- DO THIS
Skip the pictures. Transcribe the rest of the data below without changing a word.

- PROVIDED DATA
------
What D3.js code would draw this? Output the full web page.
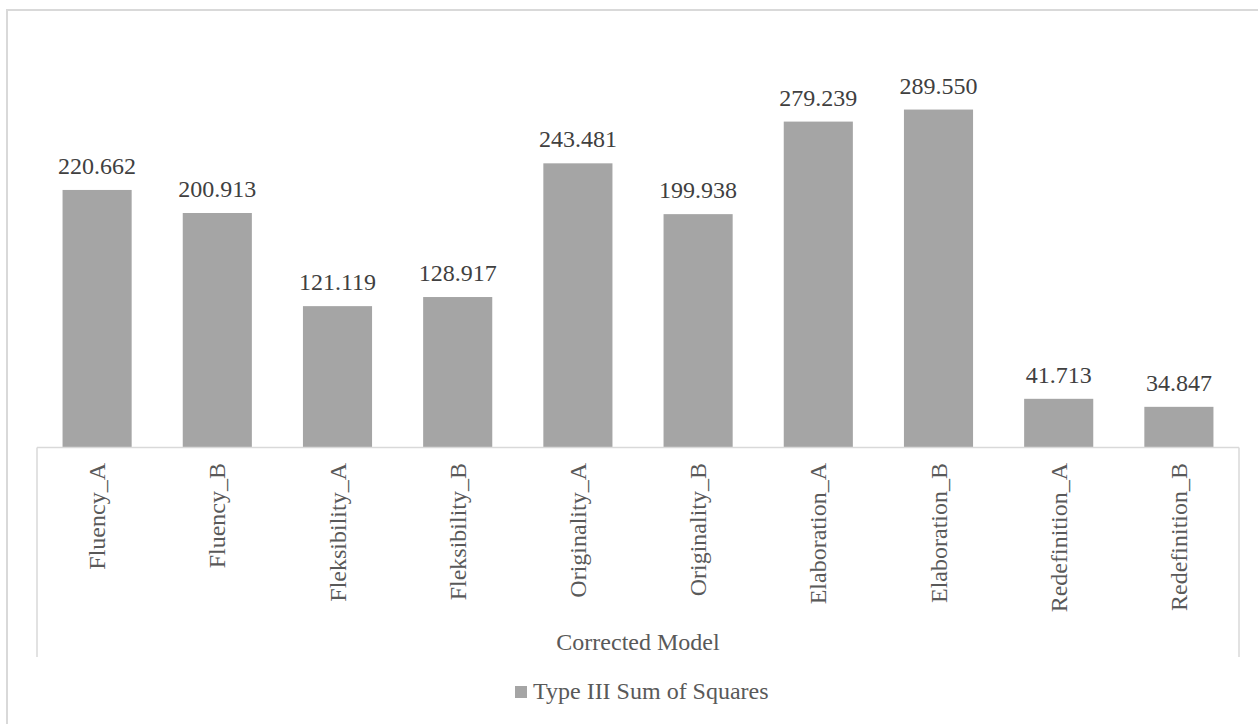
<!DOCTYPE html>
<html>
<head>
<meta charset="utf-8">
<script src="https://cdn.jsdelivr.net/npm/d3@7"></script>
<style>
  html, body { margin: 0; padding: 0; background: #fff; }
  svg { display: block; }
  text { font-family: "Liberation Serif", "Times New Roman", serif; }
</style>
</head>
<body>
<script>
const categories = ["Fluency_A", "Fluency_B", "Fleksibility_A", "Fleksibility_B", "Originality_A",
                    "Originality_B", "Elaboration_A", "Elaboration_B", "Redefinition_A", "Redefinition_B"];
const values = [220.662, 200.913, 121.119, 128.917, 243.481, 199.938, 279.239, 289.550, 41.713, 34.847];
const groupLabel = "Corrected Model";
const seriesName = "Type III Sum of Squares";
const yDomain = [0, 350];

(function () {
const W = 1258, H = 724;
const svg = d3.select("body").append("svg").attr("width", W).attr("height", H);

// chart border (only top/left visible in frame)
svg.append("rect").attr("x", 7).attr("y", 10).attr("width", W + 20).attr("height", H + 20)
  .attr("fill", "none").attr("stroke", "#d9d9d9").attr("stroke-width", 2);

const plotLeft = 37, plotRight = 1239, axisY = 447.5, plotTop = 39;
const x = d3.scaleBand().domain(categories).range([plotLeft, plotRight]).paddingInner(0.425).paddingOuter(0.2125);
const y = d3.scaleLinear().domain(yDomain).range([axisY, plotTop]);

// bars
svg.append("g").selectAll("rect").data(values).join("rect")
  .attr("x", (d, i) => x(categories[i]))
  .attr("y", d => y(d))
  .attr("width", x.bandwidth())
  .attr("height", d => y(0) - y(d))
  .attr("fill", "#a5a5a5");

// value labels
svg.append("g").selectAll("text").data(values).join("text")
  .attr("x", (d, i) => x(categories[i]) + x.bandwidth() / 2)
  .attr("y", d => y(d) - 16)
  .attr("text-anchor", "middle")
  .attr("font-size", 24)
  .attr("fill", "#404040")
  .text(d => d.toFixed(3));

// category axis (multi-level)
const axisG = svg.append("g").attr("stroke", "#d9d9d9").attr("stroke-width", 1.5).attr("fill", "none");
axisG.append("line").attr("x1", plotLeft).attr("x2", plotRight).attr("y1", axisY).attr("y2", axisY);
axisG.append("line").attr("x1", plotLeft).attr("x2", plotLeft).attr("y1", axisY).attr("y2", 657);
axisG.append("line").attr("x1", plotRight).attr("x2", plotRight).attr("y1", axisY).attr("y2", 657);

svg.append("g").selectAll("text").data(categories).join("text")
  .attr("transform", d => `translate(${x(d) + x.bandwidth() / 2 + 8},463) rotate(-90)`)
  .attr("text-anchor", "end")
  .attr("font-size", 24)
  .attr("fill", "#595959")
  .text(d => d);

svg.append("text")
  .attr("x", (plotLeft + plotRight) / 2).attr("y", 650)
  .attr("text-anchor", "middle")
  .attr("font-size", 24)
  .attr("fill", "#595959")
  .text(groupLabel);

// legend
const lg = svg.append("g");
lg.append("rect").attr("x", 515).attr("y", 686).attr("width", 12).attr("height", 12).attr("fill", "#a5a5a5");
lg.append("text").attr("x", 533).attr("y", 699)
  .attr("font-size", 24).attr("fill", "#595959").text(seriesName);
})();
</script>
</body>
</html>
------
- RESPONSE FOR THIS EXERCISE
What D3.js code would draw this? Output the full web page.
<!DOCTYPE html>
<html>
<head>
<meta charset="utf-8">
<script src="https://cdn.jsdelivr.net/npm/d3@7"></script>
<style>
  html, body { margin: 0; padding: 0; background: #fff; }
  svg { display: block; }
  text { font-family: "Liberation Serif", "Times New Roman", serif; }
</style>
</head>
<body>
<script>
const categories = ["Fluency_A", "Fluency_B", "Fleksibility_A", "Fleksibility_B", "Originality_A",
                    "Originality_B", "Elaboration_A", "Elaboration_B", "Redefinition_A", "Redefinition_B"];
const values = [220.662, 200.913, 121.119, 128.917, 243.481, 199.938, 279.239, 289.550, 41.713, 34.847];
const groupLabel = "Corrected Model";
const seriesName = "Type III Sum of Squares";
const yDomain = [0, 350];

(function () {
const W = 1258, H = 724;
const svg = d3.select("body").append("svg").attr("width", W).attr("height", H);

// chart border (only top/left visible in frame)
svg.append("rect").attr("x", 7).attr("y", 10).attr("width", W + 20).attr("height", H + 20)
  .attr("fill", "none").attr("stroke", "#d9d9d9").attr("stroke-width", 2);

const plotLeft = 37, plotRight = 1239, axisY = 447.5, plotTop = 39;
const x = d3.scaleBand().domain(categories).range([plotLeft, plotRight]).paddingInner(0.425).paddingOuter(0.2125);
const y = d3.scaleLinear().domain(yDomain).range([axisY, plotTop]);

// bars
svg.append("g").selectAll("rect").data(values).join("rect")
  .attr("x", (d, i) => x(categories[i]))
  .attr("y", d => y(d))
  .attr("width", x.bandwidth())
  .attr("height", d => y(0) - y(d))
  .attr("fill", "#a5a5a5");

// value labels
svg.append("g").selectAll("text").data(values).join("text")
  .attr("x", (d, i) => x(categories[i]) + x.bandwidth() / 2)
  .attr("y", d => y(d) - 16)
  .attr("text-anchor", "middle")
  .attr("font-size", 24)
  .attr("fill", "#404040")
  .text(d => d.toFixed(3));

// category axis (multi-level)
const axisG = svg.append("g").attr("stroke", "#d9d9d9").attr("stroke-width", 1.5).attr("fill", "none");
axisG.append("line").attr("x1", plotLeft).attr("x2", plotRight).attr("y1", axisY).attr("y2", axisY);
axisG.append("line").attr("x1", plotLeft).attr("x2", plotLeft).attr("y1", axisY).attr("y2", 657);
axisG.append("line").attr("x1", plotRight).attr("x2", plotRight).attr("y1", axisY).attr("y2", 657);

svg.append("g").selectAll("text").data(categories).join("text")
  .attr("transform", d => `translate(${x(d) + x.bandwidth() / 2 + 8},463) rotate(-90)`)
  .attr("text-anchor", "end")
  .attr("font-size", 24)
  .attr("fill", "#595959")
  .text(d => d);

svg.append("text")
  .attr("x", (plotLeft + plotRight) / 2).attr("y", 650)
  .attr("text-anchor", "middle")
  .attr("font-size", 24)
  .attr("fill", "#595959")
  .text(groupLabel);

// legend
const lg = svg.append("g");
lg.append("rect").attr("x", 515).attr("y", 686).attr("width", 12).attr("height", 12).attr("fill", "#a5a5a5");
lg.append("text").attr("x", 533).attr("y", 699)
  .attr("font-size", 24).attr("fill", "#595959").text(seriesName);
})();
</script>
</body>
</html>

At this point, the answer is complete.